BEGIN RECORDS SHOWN
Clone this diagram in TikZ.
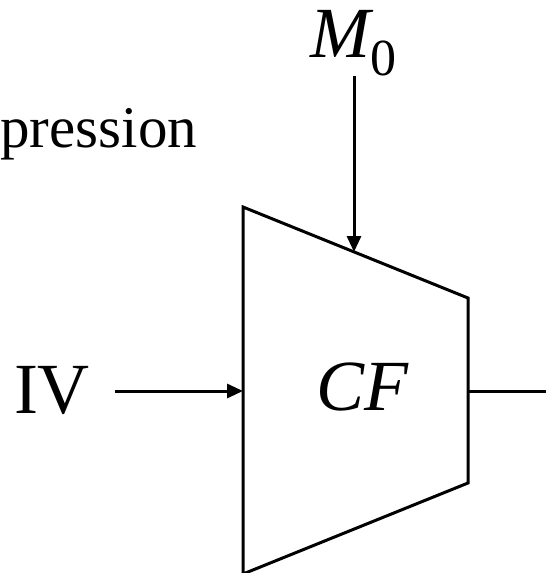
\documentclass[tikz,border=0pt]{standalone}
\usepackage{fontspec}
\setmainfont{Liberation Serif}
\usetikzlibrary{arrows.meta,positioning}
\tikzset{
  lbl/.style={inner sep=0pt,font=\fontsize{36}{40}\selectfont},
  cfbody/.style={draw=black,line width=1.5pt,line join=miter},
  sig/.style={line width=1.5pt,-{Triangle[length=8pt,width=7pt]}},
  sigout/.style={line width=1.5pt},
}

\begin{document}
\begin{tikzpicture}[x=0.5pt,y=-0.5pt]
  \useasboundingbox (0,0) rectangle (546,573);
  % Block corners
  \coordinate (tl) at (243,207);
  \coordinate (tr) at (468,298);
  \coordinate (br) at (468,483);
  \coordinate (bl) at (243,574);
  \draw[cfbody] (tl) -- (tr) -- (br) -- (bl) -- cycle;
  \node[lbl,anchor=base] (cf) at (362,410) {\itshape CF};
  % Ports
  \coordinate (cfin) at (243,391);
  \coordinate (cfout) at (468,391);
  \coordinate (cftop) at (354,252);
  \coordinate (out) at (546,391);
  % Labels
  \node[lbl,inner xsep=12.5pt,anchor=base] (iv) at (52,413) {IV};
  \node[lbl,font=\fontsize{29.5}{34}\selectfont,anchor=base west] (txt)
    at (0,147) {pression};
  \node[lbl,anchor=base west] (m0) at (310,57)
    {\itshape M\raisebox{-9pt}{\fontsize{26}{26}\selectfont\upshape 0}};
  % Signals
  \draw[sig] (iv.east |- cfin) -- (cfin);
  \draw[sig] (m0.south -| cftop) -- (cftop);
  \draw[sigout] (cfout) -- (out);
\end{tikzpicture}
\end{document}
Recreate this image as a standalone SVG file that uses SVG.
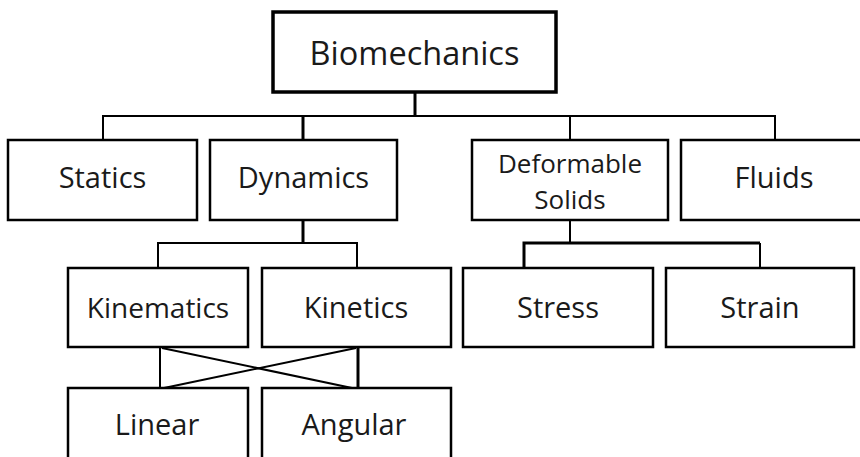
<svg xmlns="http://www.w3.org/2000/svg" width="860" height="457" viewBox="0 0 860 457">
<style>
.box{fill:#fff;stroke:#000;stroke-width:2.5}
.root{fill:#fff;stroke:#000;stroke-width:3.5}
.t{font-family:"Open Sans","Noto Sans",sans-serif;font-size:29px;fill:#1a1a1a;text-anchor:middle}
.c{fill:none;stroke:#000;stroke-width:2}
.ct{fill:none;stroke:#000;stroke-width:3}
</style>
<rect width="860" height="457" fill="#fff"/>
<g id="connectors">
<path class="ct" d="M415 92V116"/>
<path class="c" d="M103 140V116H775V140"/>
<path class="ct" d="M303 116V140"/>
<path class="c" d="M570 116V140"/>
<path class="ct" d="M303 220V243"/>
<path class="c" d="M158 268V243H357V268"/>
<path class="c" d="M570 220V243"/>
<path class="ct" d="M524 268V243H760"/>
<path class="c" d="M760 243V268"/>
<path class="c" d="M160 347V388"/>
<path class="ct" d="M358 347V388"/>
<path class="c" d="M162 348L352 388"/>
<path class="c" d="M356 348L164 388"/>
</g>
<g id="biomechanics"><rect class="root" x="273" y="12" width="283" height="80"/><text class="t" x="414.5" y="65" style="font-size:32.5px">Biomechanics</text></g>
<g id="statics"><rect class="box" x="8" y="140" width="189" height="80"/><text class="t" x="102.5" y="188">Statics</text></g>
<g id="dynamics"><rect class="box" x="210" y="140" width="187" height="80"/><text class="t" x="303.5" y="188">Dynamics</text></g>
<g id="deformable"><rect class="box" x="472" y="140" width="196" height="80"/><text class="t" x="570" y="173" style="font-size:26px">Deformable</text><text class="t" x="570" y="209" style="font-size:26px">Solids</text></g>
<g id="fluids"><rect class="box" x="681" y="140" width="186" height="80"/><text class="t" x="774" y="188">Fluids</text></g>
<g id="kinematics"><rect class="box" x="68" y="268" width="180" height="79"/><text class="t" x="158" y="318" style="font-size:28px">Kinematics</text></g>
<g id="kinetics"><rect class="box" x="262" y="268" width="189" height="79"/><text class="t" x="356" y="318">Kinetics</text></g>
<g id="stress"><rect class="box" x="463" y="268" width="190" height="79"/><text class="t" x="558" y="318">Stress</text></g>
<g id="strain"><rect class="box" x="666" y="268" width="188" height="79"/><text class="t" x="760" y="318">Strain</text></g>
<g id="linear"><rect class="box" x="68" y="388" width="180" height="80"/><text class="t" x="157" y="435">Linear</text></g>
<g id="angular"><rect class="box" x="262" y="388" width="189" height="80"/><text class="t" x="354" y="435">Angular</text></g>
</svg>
END RECORDS SHOWN
BEGIN RECORDS SHOWN
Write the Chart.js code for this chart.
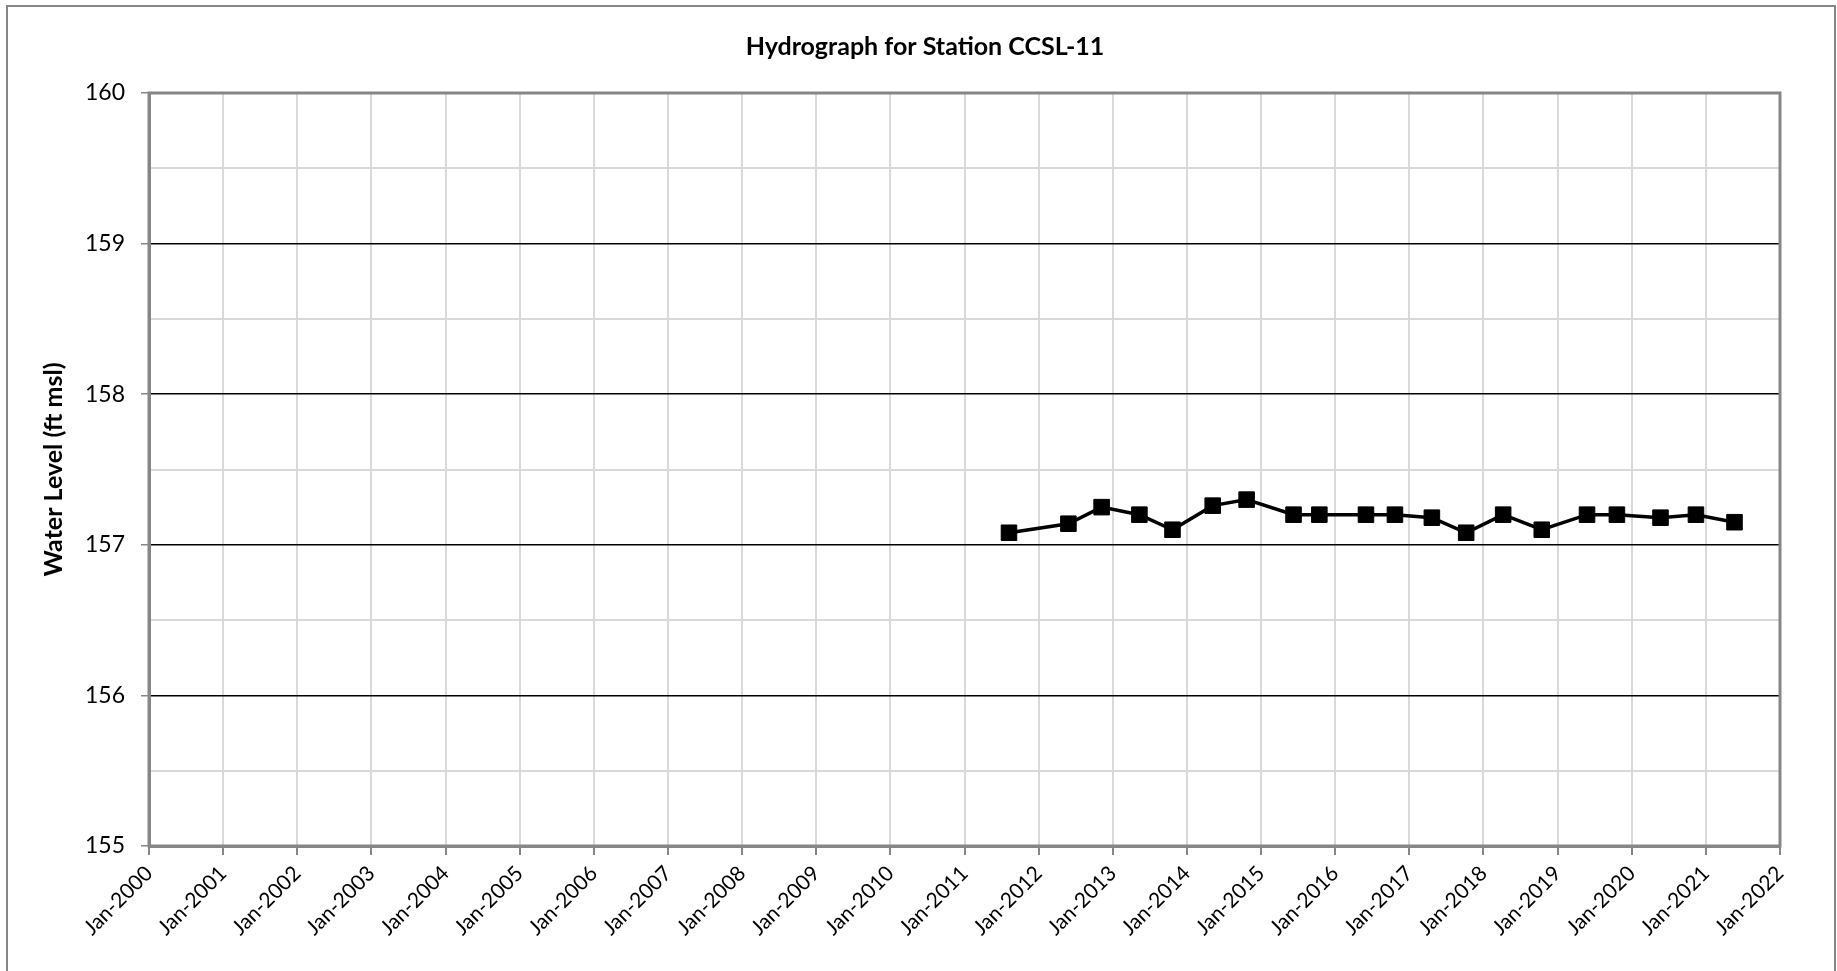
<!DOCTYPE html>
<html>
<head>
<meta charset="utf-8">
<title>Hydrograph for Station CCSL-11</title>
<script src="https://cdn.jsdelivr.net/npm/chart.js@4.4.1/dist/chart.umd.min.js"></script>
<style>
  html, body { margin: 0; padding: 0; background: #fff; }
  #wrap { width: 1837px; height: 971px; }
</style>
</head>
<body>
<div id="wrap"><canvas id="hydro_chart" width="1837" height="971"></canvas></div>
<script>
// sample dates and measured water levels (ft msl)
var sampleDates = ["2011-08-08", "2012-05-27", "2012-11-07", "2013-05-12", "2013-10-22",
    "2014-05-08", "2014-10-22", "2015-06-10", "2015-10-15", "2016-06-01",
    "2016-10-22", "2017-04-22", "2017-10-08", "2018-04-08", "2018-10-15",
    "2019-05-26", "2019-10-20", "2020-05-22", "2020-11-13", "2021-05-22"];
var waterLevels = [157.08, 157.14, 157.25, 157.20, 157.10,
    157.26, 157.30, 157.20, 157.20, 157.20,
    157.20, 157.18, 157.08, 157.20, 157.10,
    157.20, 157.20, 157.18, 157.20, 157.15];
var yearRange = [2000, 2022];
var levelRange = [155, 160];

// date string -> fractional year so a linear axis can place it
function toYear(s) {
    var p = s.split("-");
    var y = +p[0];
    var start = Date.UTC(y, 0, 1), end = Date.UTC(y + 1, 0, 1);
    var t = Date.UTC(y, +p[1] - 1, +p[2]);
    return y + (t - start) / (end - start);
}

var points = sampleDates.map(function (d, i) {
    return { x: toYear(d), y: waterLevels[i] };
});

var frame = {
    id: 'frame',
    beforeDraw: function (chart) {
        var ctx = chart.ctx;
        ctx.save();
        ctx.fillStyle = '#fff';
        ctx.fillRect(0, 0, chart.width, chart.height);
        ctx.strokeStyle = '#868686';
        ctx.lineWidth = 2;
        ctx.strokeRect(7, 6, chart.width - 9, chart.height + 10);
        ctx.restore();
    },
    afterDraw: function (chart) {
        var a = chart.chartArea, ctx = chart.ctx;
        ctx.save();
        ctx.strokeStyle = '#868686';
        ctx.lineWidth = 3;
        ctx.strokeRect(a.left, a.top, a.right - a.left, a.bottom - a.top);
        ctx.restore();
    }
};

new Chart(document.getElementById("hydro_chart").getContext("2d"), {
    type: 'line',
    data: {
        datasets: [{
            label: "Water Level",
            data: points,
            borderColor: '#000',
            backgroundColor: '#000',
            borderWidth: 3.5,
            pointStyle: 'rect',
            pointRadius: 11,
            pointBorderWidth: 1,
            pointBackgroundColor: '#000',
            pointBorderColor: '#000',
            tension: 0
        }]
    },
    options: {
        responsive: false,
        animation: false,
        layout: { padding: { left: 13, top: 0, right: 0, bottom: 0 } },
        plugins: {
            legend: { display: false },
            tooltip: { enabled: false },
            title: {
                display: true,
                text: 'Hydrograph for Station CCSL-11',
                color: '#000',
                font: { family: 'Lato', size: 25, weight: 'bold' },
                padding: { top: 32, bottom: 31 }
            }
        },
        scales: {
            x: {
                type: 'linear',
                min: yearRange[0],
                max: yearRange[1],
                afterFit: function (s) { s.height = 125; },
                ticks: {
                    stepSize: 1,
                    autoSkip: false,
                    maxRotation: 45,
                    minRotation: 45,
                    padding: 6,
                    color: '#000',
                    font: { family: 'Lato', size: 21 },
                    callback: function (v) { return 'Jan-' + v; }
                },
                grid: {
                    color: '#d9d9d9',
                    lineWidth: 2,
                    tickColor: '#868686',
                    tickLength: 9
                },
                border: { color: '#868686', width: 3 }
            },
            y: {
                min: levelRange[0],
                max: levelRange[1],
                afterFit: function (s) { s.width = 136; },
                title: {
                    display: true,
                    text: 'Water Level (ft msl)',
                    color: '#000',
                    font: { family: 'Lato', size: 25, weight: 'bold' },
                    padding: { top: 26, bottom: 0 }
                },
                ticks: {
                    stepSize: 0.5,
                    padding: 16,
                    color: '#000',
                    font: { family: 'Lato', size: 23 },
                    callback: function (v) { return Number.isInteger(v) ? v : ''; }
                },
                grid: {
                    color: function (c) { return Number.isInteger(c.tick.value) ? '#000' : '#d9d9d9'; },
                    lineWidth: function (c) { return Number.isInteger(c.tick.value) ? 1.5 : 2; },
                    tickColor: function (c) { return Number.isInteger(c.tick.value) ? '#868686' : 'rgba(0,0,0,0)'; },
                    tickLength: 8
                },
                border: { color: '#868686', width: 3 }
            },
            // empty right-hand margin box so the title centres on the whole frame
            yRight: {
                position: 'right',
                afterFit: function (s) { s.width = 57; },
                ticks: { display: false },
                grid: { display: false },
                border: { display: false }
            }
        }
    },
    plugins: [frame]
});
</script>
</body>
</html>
END RECORDS SHOWN
*DIRECTIONS FOR THIS TASK:* Pick each line holding the word "standalone" out of the data and copy it.

*RESPONSE TO THIS TASK:*
\documentclass[tikz,border=0pt]{standalone}
Recreate this image as a standalone SVG file that uses SVG.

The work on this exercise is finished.